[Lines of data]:
################
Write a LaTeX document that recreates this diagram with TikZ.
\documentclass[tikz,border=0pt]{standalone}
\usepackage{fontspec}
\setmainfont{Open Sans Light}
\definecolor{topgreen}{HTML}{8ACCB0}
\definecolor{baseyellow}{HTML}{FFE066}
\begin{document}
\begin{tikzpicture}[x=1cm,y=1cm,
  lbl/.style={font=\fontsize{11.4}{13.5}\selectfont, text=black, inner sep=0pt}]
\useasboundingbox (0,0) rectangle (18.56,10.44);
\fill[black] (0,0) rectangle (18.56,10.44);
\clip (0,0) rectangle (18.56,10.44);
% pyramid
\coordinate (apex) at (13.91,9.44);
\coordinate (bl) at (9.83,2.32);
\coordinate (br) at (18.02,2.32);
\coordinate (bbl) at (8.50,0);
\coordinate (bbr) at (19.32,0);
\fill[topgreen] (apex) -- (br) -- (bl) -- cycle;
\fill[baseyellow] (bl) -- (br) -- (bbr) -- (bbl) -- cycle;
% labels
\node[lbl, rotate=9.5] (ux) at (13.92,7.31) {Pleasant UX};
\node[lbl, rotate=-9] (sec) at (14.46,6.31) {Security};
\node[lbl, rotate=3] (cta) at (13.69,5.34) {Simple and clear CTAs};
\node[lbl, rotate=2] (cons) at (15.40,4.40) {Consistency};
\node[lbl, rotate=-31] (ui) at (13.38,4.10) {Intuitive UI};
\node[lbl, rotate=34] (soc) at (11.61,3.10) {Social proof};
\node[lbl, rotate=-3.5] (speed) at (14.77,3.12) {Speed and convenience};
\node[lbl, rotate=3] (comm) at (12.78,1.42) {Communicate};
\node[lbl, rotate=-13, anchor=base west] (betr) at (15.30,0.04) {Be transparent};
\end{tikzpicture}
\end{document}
################
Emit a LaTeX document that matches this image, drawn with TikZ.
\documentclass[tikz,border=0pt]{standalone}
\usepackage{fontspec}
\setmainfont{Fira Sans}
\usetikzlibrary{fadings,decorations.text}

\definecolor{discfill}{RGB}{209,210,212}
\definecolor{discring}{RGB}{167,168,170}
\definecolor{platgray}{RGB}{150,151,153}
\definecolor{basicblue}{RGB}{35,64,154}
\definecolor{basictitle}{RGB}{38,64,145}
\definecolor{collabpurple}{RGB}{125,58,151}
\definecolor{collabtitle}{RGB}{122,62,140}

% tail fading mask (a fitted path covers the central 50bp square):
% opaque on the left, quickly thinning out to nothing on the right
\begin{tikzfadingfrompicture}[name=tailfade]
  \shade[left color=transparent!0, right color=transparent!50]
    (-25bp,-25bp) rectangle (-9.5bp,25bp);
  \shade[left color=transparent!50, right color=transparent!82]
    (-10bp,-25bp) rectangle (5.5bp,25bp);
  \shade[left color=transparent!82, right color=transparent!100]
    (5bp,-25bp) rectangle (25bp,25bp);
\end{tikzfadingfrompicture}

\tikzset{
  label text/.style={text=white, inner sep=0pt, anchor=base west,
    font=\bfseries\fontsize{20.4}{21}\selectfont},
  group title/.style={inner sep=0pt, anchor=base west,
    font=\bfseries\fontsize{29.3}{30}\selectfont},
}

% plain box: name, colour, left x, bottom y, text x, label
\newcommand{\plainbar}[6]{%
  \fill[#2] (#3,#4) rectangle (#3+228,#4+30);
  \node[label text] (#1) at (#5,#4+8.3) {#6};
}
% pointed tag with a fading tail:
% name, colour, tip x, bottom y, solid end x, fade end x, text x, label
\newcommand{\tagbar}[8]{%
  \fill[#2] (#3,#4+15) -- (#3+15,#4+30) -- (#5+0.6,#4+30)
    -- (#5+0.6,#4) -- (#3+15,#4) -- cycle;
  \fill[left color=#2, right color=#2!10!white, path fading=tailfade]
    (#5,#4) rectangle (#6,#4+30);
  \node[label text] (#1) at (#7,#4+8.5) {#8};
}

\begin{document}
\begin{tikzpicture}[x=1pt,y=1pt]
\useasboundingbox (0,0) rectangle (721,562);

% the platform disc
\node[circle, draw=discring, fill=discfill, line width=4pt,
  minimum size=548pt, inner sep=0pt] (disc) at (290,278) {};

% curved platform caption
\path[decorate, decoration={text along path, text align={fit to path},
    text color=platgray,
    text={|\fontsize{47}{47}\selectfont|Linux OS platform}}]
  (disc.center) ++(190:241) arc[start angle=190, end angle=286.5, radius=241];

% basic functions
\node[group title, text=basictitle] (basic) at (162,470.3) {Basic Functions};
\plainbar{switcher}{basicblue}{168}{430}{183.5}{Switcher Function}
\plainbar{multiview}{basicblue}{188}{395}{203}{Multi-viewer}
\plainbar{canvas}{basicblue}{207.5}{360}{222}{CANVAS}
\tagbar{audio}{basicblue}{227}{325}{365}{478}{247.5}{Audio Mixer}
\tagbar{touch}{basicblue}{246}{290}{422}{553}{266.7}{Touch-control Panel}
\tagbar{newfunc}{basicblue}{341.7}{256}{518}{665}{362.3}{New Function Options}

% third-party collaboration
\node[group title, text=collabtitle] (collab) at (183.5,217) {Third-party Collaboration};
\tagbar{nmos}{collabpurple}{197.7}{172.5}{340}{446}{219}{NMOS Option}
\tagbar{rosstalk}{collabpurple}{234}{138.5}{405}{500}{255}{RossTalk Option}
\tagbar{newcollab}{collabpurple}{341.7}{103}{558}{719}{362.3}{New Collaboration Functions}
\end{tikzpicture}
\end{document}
################
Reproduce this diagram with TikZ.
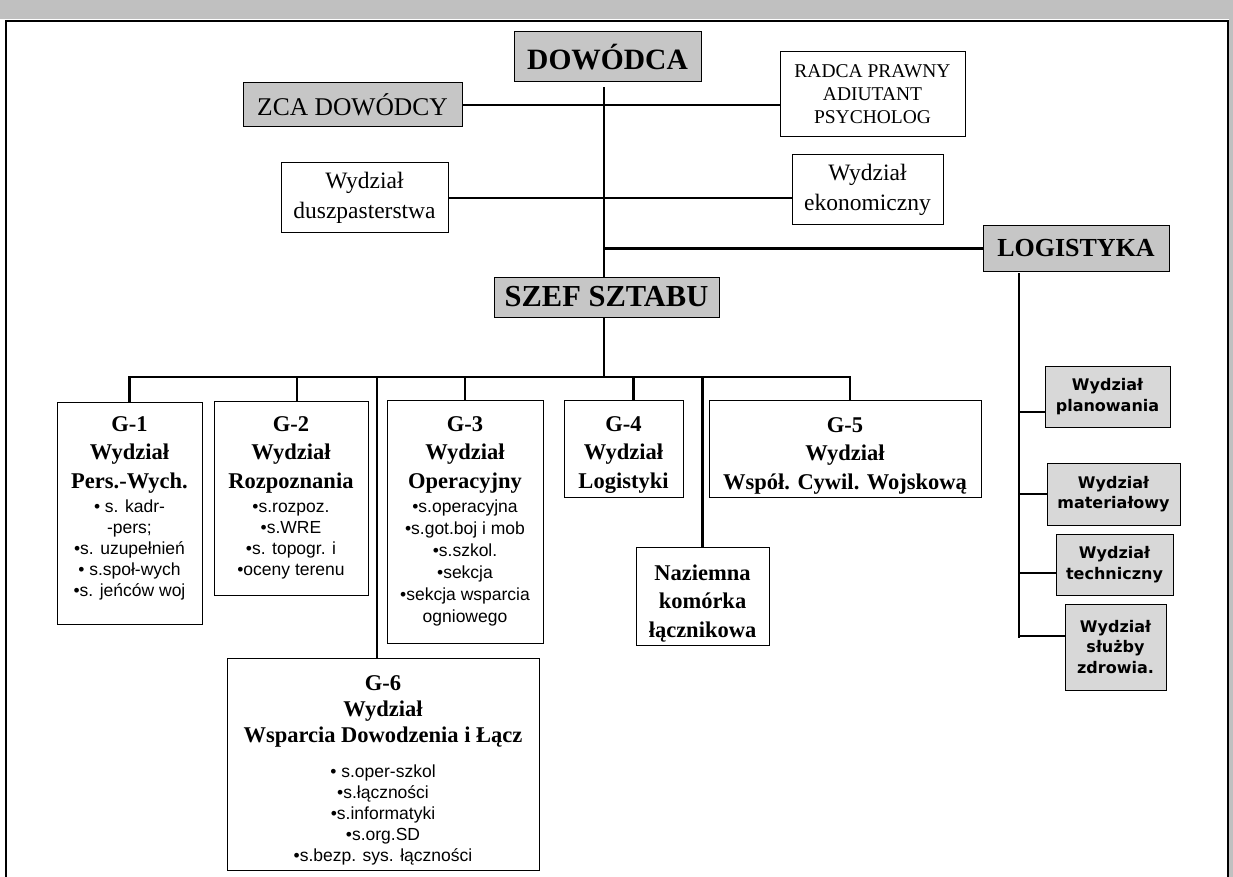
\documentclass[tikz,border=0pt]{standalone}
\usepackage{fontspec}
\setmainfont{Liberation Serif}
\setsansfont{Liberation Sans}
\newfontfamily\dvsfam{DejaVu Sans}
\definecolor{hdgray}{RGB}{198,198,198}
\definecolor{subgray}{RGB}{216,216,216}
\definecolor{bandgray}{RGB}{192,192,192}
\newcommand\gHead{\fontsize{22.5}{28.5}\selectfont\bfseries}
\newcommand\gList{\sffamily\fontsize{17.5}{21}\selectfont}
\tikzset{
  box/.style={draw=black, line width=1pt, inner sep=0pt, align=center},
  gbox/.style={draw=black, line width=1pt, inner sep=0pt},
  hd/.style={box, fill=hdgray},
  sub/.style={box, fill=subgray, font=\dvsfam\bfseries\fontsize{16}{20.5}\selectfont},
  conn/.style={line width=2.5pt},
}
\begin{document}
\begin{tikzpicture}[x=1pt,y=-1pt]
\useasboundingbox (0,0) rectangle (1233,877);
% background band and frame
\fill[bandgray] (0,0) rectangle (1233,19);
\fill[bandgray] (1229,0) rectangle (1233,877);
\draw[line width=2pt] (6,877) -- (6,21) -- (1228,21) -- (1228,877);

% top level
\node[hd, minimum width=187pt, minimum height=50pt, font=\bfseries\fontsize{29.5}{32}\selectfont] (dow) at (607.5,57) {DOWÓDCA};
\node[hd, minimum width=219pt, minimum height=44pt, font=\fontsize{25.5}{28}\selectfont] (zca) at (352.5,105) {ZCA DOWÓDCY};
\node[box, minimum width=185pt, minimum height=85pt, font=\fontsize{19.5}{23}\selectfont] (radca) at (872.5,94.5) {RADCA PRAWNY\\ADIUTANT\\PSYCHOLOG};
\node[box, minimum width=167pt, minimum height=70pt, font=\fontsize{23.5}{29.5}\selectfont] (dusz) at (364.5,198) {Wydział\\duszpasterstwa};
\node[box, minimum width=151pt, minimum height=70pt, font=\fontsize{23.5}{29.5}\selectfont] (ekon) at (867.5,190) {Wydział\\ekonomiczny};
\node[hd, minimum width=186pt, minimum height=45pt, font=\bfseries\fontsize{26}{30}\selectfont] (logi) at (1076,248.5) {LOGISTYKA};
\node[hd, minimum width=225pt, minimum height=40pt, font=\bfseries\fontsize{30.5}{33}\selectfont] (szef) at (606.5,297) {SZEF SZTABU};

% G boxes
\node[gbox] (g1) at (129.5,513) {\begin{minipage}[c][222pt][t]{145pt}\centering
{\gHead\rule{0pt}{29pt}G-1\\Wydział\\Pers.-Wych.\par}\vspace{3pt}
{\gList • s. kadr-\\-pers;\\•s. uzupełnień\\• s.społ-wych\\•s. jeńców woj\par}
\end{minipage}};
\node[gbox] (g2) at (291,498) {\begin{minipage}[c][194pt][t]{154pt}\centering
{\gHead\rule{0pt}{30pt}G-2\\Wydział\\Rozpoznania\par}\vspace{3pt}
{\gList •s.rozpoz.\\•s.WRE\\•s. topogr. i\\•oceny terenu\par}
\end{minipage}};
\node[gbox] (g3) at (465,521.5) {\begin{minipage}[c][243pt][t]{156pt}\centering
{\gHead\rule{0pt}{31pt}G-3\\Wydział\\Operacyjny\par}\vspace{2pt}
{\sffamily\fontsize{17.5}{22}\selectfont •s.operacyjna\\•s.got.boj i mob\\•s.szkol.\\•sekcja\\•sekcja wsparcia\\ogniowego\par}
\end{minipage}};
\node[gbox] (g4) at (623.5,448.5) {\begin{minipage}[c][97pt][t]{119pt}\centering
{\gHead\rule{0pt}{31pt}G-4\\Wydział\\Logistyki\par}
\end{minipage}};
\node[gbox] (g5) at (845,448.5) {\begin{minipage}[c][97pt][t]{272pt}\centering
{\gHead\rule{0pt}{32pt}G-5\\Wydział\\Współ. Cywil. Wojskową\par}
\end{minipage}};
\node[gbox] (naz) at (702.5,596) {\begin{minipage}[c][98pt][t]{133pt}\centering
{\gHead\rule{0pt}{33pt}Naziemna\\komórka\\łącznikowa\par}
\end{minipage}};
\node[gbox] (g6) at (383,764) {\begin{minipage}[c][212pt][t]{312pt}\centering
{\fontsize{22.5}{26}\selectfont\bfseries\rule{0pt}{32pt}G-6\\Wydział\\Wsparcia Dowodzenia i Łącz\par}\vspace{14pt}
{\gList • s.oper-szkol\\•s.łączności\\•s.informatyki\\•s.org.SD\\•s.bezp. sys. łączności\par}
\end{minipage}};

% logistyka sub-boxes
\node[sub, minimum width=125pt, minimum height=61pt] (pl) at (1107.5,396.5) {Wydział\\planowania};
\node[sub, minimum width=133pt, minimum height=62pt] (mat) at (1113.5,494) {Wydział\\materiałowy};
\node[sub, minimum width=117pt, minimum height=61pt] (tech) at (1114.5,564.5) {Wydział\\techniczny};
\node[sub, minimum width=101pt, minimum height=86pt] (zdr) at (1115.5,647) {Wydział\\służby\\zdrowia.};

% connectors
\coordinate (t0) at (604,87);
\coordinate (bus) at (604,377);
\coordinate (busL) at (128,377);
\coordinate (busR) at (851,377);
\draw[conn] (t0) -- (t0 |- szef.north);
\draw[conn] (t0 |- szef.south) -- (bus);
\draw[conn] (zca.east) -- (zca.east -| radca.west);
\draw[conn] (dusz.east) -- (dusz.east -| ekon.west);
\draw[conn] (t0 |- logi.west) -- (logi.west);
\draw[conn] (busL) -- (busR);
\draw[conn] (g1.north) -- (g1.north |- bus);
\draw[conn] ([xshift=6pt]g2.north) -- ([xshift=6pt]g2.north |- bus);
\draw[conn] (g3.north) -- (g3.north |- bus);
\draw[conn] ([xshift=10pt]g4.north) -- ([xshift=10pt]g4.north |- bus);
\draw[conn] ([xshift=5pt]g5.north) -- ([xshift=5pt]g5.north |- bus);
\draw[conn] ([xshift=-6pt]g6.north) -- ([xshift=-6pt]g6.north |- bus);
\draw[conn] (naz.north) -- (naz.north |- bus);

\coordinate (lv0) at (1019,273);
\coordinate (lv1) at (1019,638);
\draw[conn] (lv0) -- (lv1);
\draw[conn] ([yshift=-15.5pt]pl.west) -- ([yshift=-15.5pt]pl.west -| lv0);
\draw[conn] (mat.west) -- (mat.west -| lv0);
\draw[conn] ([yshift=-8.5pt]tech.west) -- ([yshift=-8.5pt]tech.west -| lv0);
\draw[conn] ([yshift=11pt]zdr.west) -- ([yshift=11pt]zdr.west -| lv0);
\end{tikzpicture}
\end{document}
################
Nothing but the lines above, starting at the line that contains "Reproduce this diagram with TikZ." and ending at the line that contains "minimum width=225pt, minimum", should be given again, exactly and without the pictures.

Reproduce this diagram with TikZ.
\documentclass[tikz,border=0pt]{standalone}
\usepackage{fontspec}
\setmainfont{Liberation Serif}
\setsansfont{Liberation Sans}
\newfontfamily\dvsfam{DejaVu Sans}
\definecolor{hdgray}{RGB}{198,198,198}
\definecolor{subgray}{RGB}{216,216,216}
\definecolor{bandgray}{RGB}{192,192,192}
\newcommand\gHead{\fontsize{22.5}{28.5}\selectfont\bfseries}
\newcommand\gList{\sffamily\fontsize{17.5}{21}\selectfont}
\tikzset{
  box/.style={draw=black, line width=1pt, inner sep=0pt, align=center},
  gbox/.style={draw=black, line width=1pt, inner sep=0pt},
  hd/.style={box, fill=hdgray},
  sub/.style={box, fill=subgray, font=\dvsfam\bfseries\fontsize{16}{20.5}\selectfont},
  conn/.style={line width=2.5pt},
}
\begin{document}
\begin{tikzpicture}[x=1pt,y=-1pt]
\useasboundingbox (0,0) rectangle (1233,877);
% background band and frame
\fill[bandgray] (0,0) rectangle (1233,19);
\fill[bandgray] (1229,0) rectangle (1233,877);
\draw[line width=2pt] (6,877) -- (6,21) -- (1228,21) -- (1228,877);

% top level
\node[hd, minimum width=187pt, minimum height=50pt, font=\bfseries\fontsize{29.5}{32}\selectfont] (dow) at (607.5,57) {DOWÓDCA};
\node[hd, minimum width=219pt, minimum height=44pt, font=\fontsize{25.5}{28}\selectfont] (zca) at (352.5,105) {ZCA DOWÓDCY};
\node[box, minimum width=185pt, minimum height=85pt, font=\fontsize{19.5}{23}\selectfont] (radca) at (872.5,94.5) {RADCA PRAWNY\\ADIUTANT\\PSYCHOLOG};
\node[box, minimum width=167pt, minimum height=70pt, font=\fontsize{23.5}{29.5}\selectfont] (dusz) at (364.5,198) {Wydział\\duszpasterstwa};
\node[box, minimum width=151pt, minimum height=70pt, font=\fontsize{23.5}{29.5}\selectfont] (ekon) at (867.5,190) {Wydział\\ekonomiczny};
\node[hd, minimum width=186pt, minimum height=45pt, font=\bfseries\fontsize{26}{30}\selectfont] (logi) at (1076,248.5) {LOGISTYKA};
\node[hd, minimum width=225pt, minimum height=40pt, font=\bfseries\fontsize{30.5}{33}\selectfont] (szef) at (606.5,297) {SZEF SZTABU};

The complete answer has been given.